A manifesto on archiving post-colonial artistic identity, experimental mediums, and Cairo's mid-century avant-garde heritage.

Modernism in Egypt was never a mere imitation of Western ideals. It emerged at the turn of the 20th century as a radical conversation between ancestral heritage (the monumental forms of ancient Pharaonic and Islamic art) and the revolutionary styles shaking up the ateliers of Paris, Rome, and Munich. Pioneers like Mahmoud Mokhtar, Gazbia Sirry, and Hamed Nada forged a language that was uniquely Egyptian—expressive, symbolic, and deeply tied to the social realities of the Nile valley.

"The modern Egyptian artist stands between two infinite horizons: the monumental geometry of our ancestors and the fluid chaos of our contemporary streetscapes."

Preserving Ephemeral Documents

For decades, crucial records of this artistic transition remained scattered across private collections, neglected archives, and out-of-print gallery brochures. Small exhibition pamphlets published in Zamalek during the 1950s, handwritten manifestos of the Surrealist Group, and rare black-and-white photographs of lost sculptures are highly vulnerable to physical deterioration.

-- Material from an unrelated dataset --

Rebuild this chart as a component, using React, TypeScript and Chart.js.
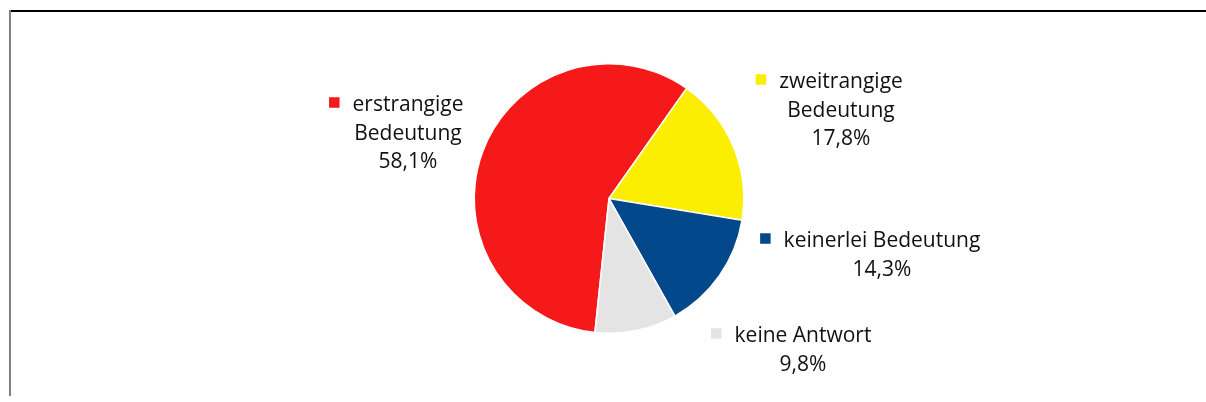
import React, { useEffect, useRef } from "react";
import { Chart, registerables } from "chart.js";

Chart.register(...registerables);

const categories: string[][] = [
  ["erstrangige", "Bedeutung"],
  ["zweitrangige", "Bedeutung"],
  ["keinerlei Bedeutung"],
  ["keine Antwort"],
];
const values: number[] = [58.1, 17.8, 14.3, 9.8];
const colors: string[] = ["#F6191A", "#FBEE00", "#02488A", "#E3E4E3"];

// label anchor offsets relative to pie centre: [text centre x, first baseline y]
const labelOffsets: [number, number][] = [
  [-201, -87.5],
  [232, -110.5],
  [273, 48.5],
  [194, 143.5],
];

const FONT = "21px 'Open Sans', 'Noto Sans', sans-serif";
const LINE_H = 28.5;
const KEY = 10.5;
const KEY_GAP = 13;

const labelPlugin = {
  id: "sliceLabels",
  afterDatasetsDraw(chart: any) {
    const ctx = chart.ctx as CanvasRenderingContext2D;
    const meta = chart.getDatasetMeta(0);
    const ds = chart.data.datasets[0];
    ctx.save();
    ctx.font = FONT;
    ctx.textAlign = "center";
    ctx.textBaseline = "alphabetic";
    meta.data.forEach((arc: any, i: number) => {
      const [ox, oy] = labelOffsets[i];
      const cx = arc.x + ox;
      const by = arc.y + oy;
      const lines = [
        ...(chart.data.labels[i] as string[]),
        String(ds.data[i].toFixed(1)).replace(".", ",") + "%",
      ];
      ctx.fillStyle = "#111111";
      lines.forEach((t, j) => {
        ctx.fillText(t, cx, by + j * LINE_H);
      });
      const w = ctx.measureText(lines[0]).width;
      ctx.fillStyle = (ds.backgroundColor as string[])[i];
      ctx.fillRect(cx - w / 2 - KEY_GAP - KEY, by - 8.5 - KEY / 2, KEY, KEY);
    });
    ctx.restore();
  },
};

export default function App() {
  const ref = useRef<HTMLCanvasElement | null>(null);
  useEffect(() => {
    if (!ref.current) return;
    const chart = new Chart(ref.current, {
      type: "pie",
      data: {
        labels: categories as any,
        datasets: [
          {
            data: values,
            backgroundColor: colors,
            borderColor: "#ffffff",
            borderWidth: 1.5,
          },
        ],
      },
      options: {
        animation: false,
        responsive: false,
        rotation: 186,
        layout: { padding: { top: 63, bottom: 68, left: 12, right: 0 } },
        plugins: {
          legend: { display: false },
          tooltip: { enabled: false },
        },
      },
      plugins: [labelPlugin],
    });
    return () => chart.destroy();
  }, []);

  return (
    <div
      style={{
        position: "fixed",
        left: 0,
        top: 0,
        width: 1206,
        height: 402,
        background: "#ffffff",
        overflow: "hidden",
      }}
    >
      <div
        style={{
          position: "absolute",
          left: 10,
          top: 10,
          width: 1196,
          height: 2,
          background: "#000000",
        }}
      />
      <div
        style={{
          position: "absolute",
          left: 9,
          top: 10,
          width: 2,
          height: 386,
          background: "#808080",
        }}
      />
      <canvas
        ref={ref}
        width={1206}
        height={402}
        style={{ position: "absolute", left: 0, top: 0, width: 1206, height: 402 }}
      />
    </div>
  );
}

Egypt Muse was founded as an independent digital directory to index and describe these records. We cooperate with art historians, family estates, and galleries to catalog metadata, establish clear timelines, and make historical records accessible to global scholars. By maintaining a centralized, non-commercial digital register, we protect the fragile history of Egyptian Modernism for future generations.

Our Core Objectives

  • Scholarly Documentation: To build a detailed metadata registry of Egyptian paintings, sculptures, and architectural blueprints created between 1919 and 1989.
  • Ephemera Digitization: To scan and index fragile paper documents, artist correspondence, gallery brochures, and exhibition notes.
  • Contextual Preservation: To publish curated essays detailing the historical, political, and aesthetic circumstances behind major art movements.
  • Archival Assistance: To offer educational guidelines and research support for students, writers, and curatorial groups studying Cairo's visual culture.